## start
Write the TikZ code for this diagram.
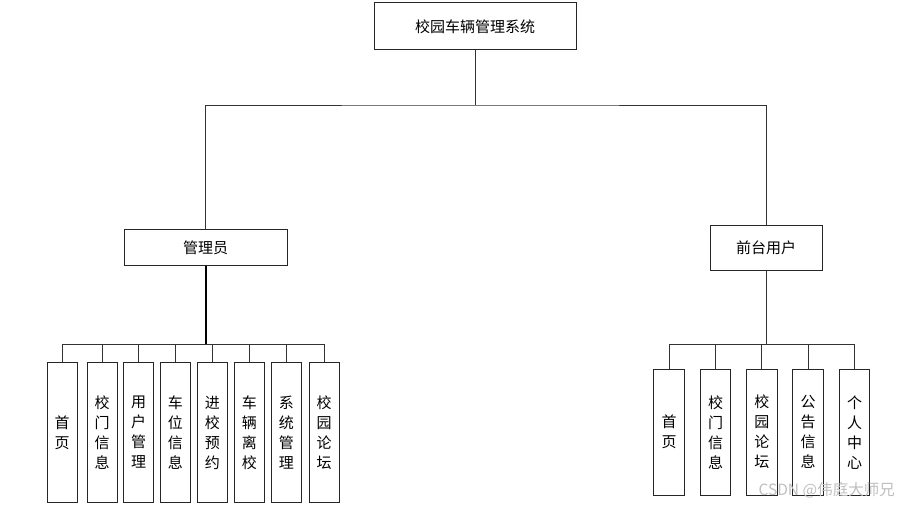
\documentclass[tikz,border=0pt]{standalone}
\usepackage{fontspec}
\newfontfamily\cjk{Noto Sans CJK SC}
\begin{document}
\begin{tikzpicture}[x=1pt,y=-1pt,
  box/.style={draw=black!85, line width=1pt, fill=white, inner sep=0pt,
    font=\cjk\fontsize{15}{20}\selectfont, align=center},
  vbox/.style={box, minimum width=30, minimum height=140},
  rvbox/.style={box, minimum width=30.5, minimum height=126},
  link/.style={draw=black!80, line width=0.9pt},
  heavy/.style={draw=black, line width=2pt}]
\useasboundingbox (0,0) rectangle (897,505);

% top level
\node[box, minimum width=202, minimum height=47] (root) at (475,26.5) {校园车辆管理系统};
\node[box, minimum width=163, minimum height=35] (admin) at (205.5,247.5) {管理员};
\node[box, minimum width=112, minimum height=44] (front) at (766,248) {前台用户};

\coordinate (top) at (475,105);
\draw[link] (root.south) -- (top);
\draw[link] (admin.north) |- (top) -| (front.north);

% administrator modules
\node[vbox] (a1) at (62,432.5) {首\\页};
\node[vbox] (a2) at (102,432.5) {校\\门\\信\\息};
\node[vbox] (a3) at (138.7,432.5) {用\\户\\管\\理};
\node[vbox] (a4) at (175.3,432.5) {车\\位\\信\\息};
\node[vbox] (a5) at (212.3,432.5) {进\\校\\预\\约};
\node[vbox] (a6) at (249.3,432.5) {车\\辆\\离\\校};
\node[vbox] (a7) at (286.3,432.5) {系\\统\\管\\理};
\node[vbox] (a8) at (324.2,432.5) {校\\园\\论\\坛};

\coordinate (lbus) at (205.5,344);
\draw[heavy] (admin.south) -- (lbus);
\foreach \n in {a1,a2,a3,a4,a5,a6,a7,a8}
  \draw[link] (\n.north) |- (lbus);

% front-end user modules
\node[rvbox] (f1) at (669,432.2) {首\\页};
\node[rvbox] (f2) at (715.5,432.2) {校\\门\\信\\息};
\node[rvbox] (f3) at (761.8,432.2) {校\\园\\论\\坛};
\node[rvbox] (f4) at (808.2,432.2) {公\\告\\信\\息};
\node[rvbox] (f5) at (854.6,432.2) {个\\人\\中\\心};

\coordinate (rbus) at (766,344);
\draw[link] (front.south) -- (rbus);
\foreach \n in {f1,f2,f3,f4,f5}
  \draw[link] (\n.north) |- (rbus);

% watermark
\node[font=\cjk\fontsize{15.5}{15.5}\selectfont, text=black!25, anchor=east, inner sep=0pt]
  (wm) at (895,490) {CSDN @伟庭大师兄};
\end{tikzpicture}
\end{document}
## end
» Task details
Every line from the start of the listing above through the line with "(top) -| (front.north);" should be repeated exactly; skip the pictures and add nothing else.

» The completed task
Write the TikZ code for this diagram.
\documentclass[tikz,border=0pt]{standalone}
\usepackage{fontspec}
\newfontfamily\cjk{Noto Sans CJK SC}
\begin{document}
\begin{tikzpicture}[x=1pt,y=-1pt,
  box/.style={draw=black!85, line width=1pt, fill=white, inner sep=0pt,
    font=\cjk\fontsize{15}{20}\selectfont, align=center},
  vbox/.style={box, minimum width=30, minimum height=140},
  rvbox/.style={box, minimum width=30.5, minimum height=126},
  link/.style={draw=black!80, line width=0.9pt},
  heavy/.style={draw=black, line width=2pt}]
\useasboundingbox (0,0) rectangle (897,505);

% top level
\node[box, minimum width=202, minimum height=47] (root) at (475,26.5) {校园车辆管理系统};
\node[box, minimum width=163, minimum height=35] (admin) at (205.5,247.5) {管理员};
\node[box, minimum width=112, minimum height=44] (front) at (766,248) {前台用户};

\coordinate (top) at (475,105);
\draw[link] (root.south) -- (top);
\draw[link] (admin.north) |- (top) -| (front.north);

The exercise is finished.